◆ Information supplied
************
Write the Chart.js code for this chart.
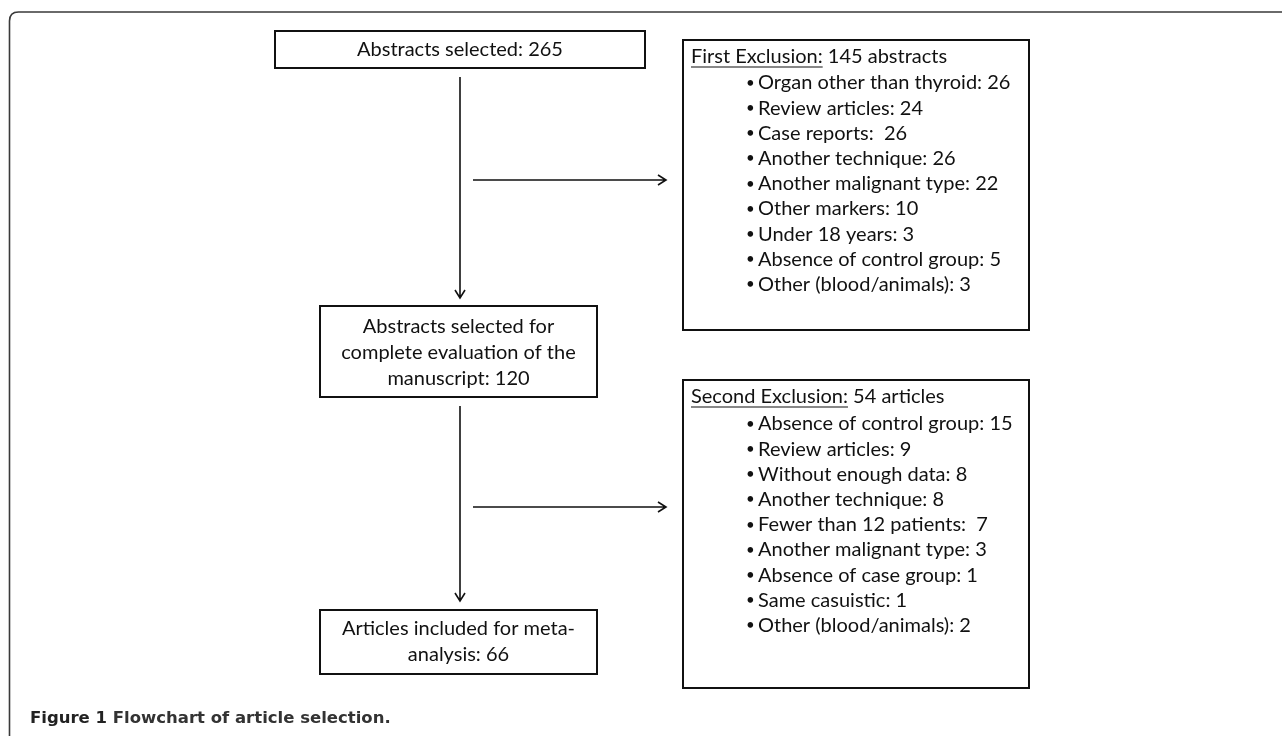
<!DOCTYPE html>
<html>
<head>
<meta charset="utf-8">
<script src="https://cdn.jsdelivr.net/npm/chart.js@4"></script>
<style>
  html, body { margin: 0; padding: 0; background: #fff; }
  canvas { display: block; }
</style>
</head>
<body>
<canvas id="c" width="1282" height="736"></canvas>
<script>
// ---- DATA ----
const stageLabels = ['Abstracts selected', 'Abstracts selected for complete evaluation of the manuscript', 'Articles included for meta-analysis'];
const stageCounts = [265, 120, 66];
const exclusionTitles = ['First Exclusion:', 'Second Exclusion:'];
const exclusionTotals = [145, 54];
const exclusionUnits = ['abstracts', 'articles'];
const exclusion1Reasons = ['Organ other than thyroid', 'Review articles', 'Case reports', 'Another technique', 'Another malignant type', 'Other markers', 'Under 18 years', 'Absence of control group', 'Other (blood/animals)'];
const exclusion1Counts = [26, 24, 26, 26, 22, 10, 3, 5, 3];
const exclusion2Reasons = ['Absence of control group', 'Review articles', 'Without enough data', 'Another technique', 'Fewer than 12 patients', 'Another malignant type', 'Absence of case group', 'Same casuistic', 'Other (blood/animals)'];
const exclusion2Counts = [15, 9, 8, 8, 7, 3, 1, 1, 2];
const captionBold = 'Figure 1';
const captionText = 'Flowchart of article selection.';

// ---- LAYOUT (in the hidden scale units) ----
const stageBoxes = [
  {x0: 275, x1: 645, y0: 31, y1: 68, lines: [stageLabels[0] + ': ' + stageCounts[0]], ly: [50]},
  {x0: 320, x1: 597, y0: 306, y1: 397, lines: ['Abstracts selected for', 'complete evaluation of the', 'manuscript: ' + stageCounts[1]], ly: [327, 353, 379]},
  {x0: 320, x1: 597, y0: 610, y1: 674, lines: ['Articles included for meta-', 'analysis: ' + stageCounts[2]], ly: [629, 655]}
];
const exclBoxes = [
  {x0: 683, x1: 1029, y0: 40, y1: 330, ty: 57, itemY0: 83, step: 25.2, reasons: exclusion1Reasons, counts: exclusion1Counts, sep: [': ', ': ', ':  ', ': ', ': ', ': ', ': ', ': ', ': ']},
  {x0: 683, x1: 1029, y0: 380, y1: 688, ty: 397, itemY0: 424, step: 25.2, reasons: exclusion2Reasons, counts: exclusion2Counts, sep: [': ', ': ', ': ', ': ', ':  ', ': ', ': ', ': ', ': ']}
];
const vArrows = [{x: 460, y0: 77, y1: 298}, {x: 460, y0: 406, y1: 601}];
const hArrows = [{y: 180, x0: 473, x1: 666}, {y: 507, x0: 473, x1: 666}];

const FONT = 'Lato, "Open Sans", sans-serif';
const FS = 20;

const flowPlugin = {
  id: 'flow',
  afterDraw(chart) {
    const ctx = chart.ctx;
    const X = v => chart.scales.x.getPixelForValue(v);
    const Y = v => chart.scales.y.getPixelForValue(v);
    ctx.save();
    ctx.fillStyle = '#fff';
    ctx.fillRect(0, 0, chart.width, chart.height);

    // frame
    ctx.strokeStyle = '#3a3a3a';
    ctx.lineWidth = 1.6;
    ctx.beginPath();
    const fx = X(9.5), fy = Y(12), r = 9;
    ctx.moveTo(fx, Y(736));
    ctx.lineTo(fx, fy + r);
    ctx.quadraticCurveTo(fx, fy, fx + r, fy);
    ctx.lineTo(X(1282), fy);
    ctx.stroke();

    ctx.fillStyle = '#111';
    ctx.strokeStyle = '#111';
    ctx.font = FS + 'px ' + FONT;
    ctx.textBaseline = 'middle';

    // stage boxes
    stageBoxes.forEach(b => {
      ctx.lineWidth = 2;
      ctx.strokeRect(X(b.x0), Y(b.y0), X(b.x1) - X(b.x0), Y(b.y1) - Y(b.y0));
      ctx.textAlign = 'center';
      const cx = X((b.x0 + b.x1) / 2);
      b.lines.forEach((t, i) => ctx.fillText(t, cx, Y(b.ly[i])));
    });

    // exclusion boxes
    exclBoxes.forEach((b, k) => {
      ctx.lineWidth = 2;
      ctx.strokeRect(X(b.x0), Y(b.y0), X(b.x1) - X(b.x0), Y(b.y1) - Y(b.y0));
      ctx.textAlign = 'left';
      const tx = X(b.x0 + 8);
      const title = exclusionTitles[k];
      ctx.fillText(title, tx, Y(b.ty));
      const tw = ctx.measureText(title).width;
      ctx.lineWidth = 1.2;
      ctx.beginPath();
      ctx.moveTo(tx, Y(b.ty + 10));
      ctx.lineTo(tx + tw, Y(b.ty + 10));
      ctx.stroke();
      ctx.fillText(' ' + exclusionTotals[k] + ' ' + exclusionUnits[k], tx + tw, Y(b.ty));
      b.reasons.forEach((r2, i) => {
        const y = Y(b.itemY0 + i * b.step);
        ctx.font = (FS - 5) + 'px ' + FONT;
        ctx.fillText('\u2022', X(b.x0 + 63), y);
        ctx.font = FS + 'px ' + FONT;
        ctx.fillText(r2 + b.sep[i] + b.counts[i], X(b.x0 + 75), y);
      });
    });

    // arrows
    ctx.lineWidth = 1.6;
    ctx.strokeStyle = '#111';
    vArrows.forEach(a => {
      ctx.beginPath();
      ctx.moveTo(X(a.x), Y(a.y0));
      ctx.lineTo(X(a.x), Y(a.y1));
      ctx.moveTo(X(a.x - 5), Y(a.y1 - 8));
      ctx.lineTo(X(a.x), Y(a.y1));
      ctx.lineTo(X(a.x + 5), Y(a.y1 - 8));
      ctx.stroke();
    });
    hArrows.forEach(a => {
      ctx.beginPath();
      ctx.moveTo(X(a.x0), Y(a.y));
      ctx.lineTo(X(a.x1), Y(a.y));
      ctx.moveTo(X(a.x1 - 8), Y(a.y - 5));
      ctx.lineTo(X(a.x1), Y(a.y));
      ctx.lineTo(X(a.x1 - 8), Y(a.y + 5));
      ctx.stroke();
    });

    // caption
    ctx.textAlign = 'left';
    ctx.fillStyle = '#222';
    ctx.font = 'bold 16.5px "DejaVu Sans", sans-serif';
    ctx.fillText(captionBold, X(30), Y(719));
    const cw = ctx.measureText(captionBold + ' ').width;
    ctx.fillStyle = '#333';
    ctx.fillText(captionText, X(30) + cw, Y(719));
    ctx.restore();
  }
};

function build() {
  new Chart(document.getElementById('c'), {
    type: 'scatter',
    data: { datasets: [{ data: [], pointRadius: 0 }] },
    options: {
      responsive: false,
      animation: false,
      devicePixelRatio: 1,
      layout: { padding: 0 },
      plugins: { legend: { display: false }, tooltip: { enabled: false } },
      scales: {
        x: { type: 'linear', min: 0, max: 1282, display: false },
        y: { type: 'linear', min: 0, max: 736, reverse: true, display: false }
      }
    },
    plugins: [flowPlugin]
  });
}
Promise.all([
  document.fonts.load('20px Lato'),
  document.fonts.load('bold 16px "DejaVu Sans"')
]).then(build, build);
</script>
</body>
</html>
************
◆ Work instructions
Every line from the start of the listing above through the line with "const captionText = 'Flowchart" should be repeated exactly; skip the pictures and add nothing else.

◆ Reply to the task
Write the Chart.js code for this chart.
<!DOCTYPE html>
<html>
<head>
<meta charset="utf-8">
<script src="https://cdn.jsdelivr.net/npm/chart.js@4"></script>
<style>
  html, body { margin: 0; padding: 0; background: #fff; }
  canvas { display: block; }
</style>
</head>
<body>
<canvas id="c" width="1282" height="736"></canvas>
<script>
// ---- DATA ----
const stageLabels = ['Abstracts selected', 'Abstracts selected for complete evaluation of the manuscript', 'Articles included for meta-analysis'];
const stageCounts = [265, 120, 66];
const exclusionTitles = ['First Exclusion:', 'Second Exclusion:'];
const exclusionTotals = [145, 54];
const exclusionUnits = ['abstracts', 'articles'];
const exclusion1Reasons = ['Organ other than thyroid', 'Review articles', 'Case reports', 'Another technique', 'Another malignant type', 'Other markers', 'Under 18 years', 'Absence of control group', 'Other (blood/animals)'];
const exclusion1Counts = [26, 24, 26, 26, 22, 10, 3, 5, 3];
const exclusion2Reasons = ['Absence of control group', 'Review articles', 'Without enough data', 'Another technique', 'Fewer than 12 patients', 'Another malignant type', 'Absence of case group', 'Same casuistic', 'Other (blood/animals)'];
const exclusion2Counts = [15, 9, 8, 8, 7, 3, 1, 1, 2];
const captionBold = 'Figure 1';
const captionText = 'Flowchart of article selection.';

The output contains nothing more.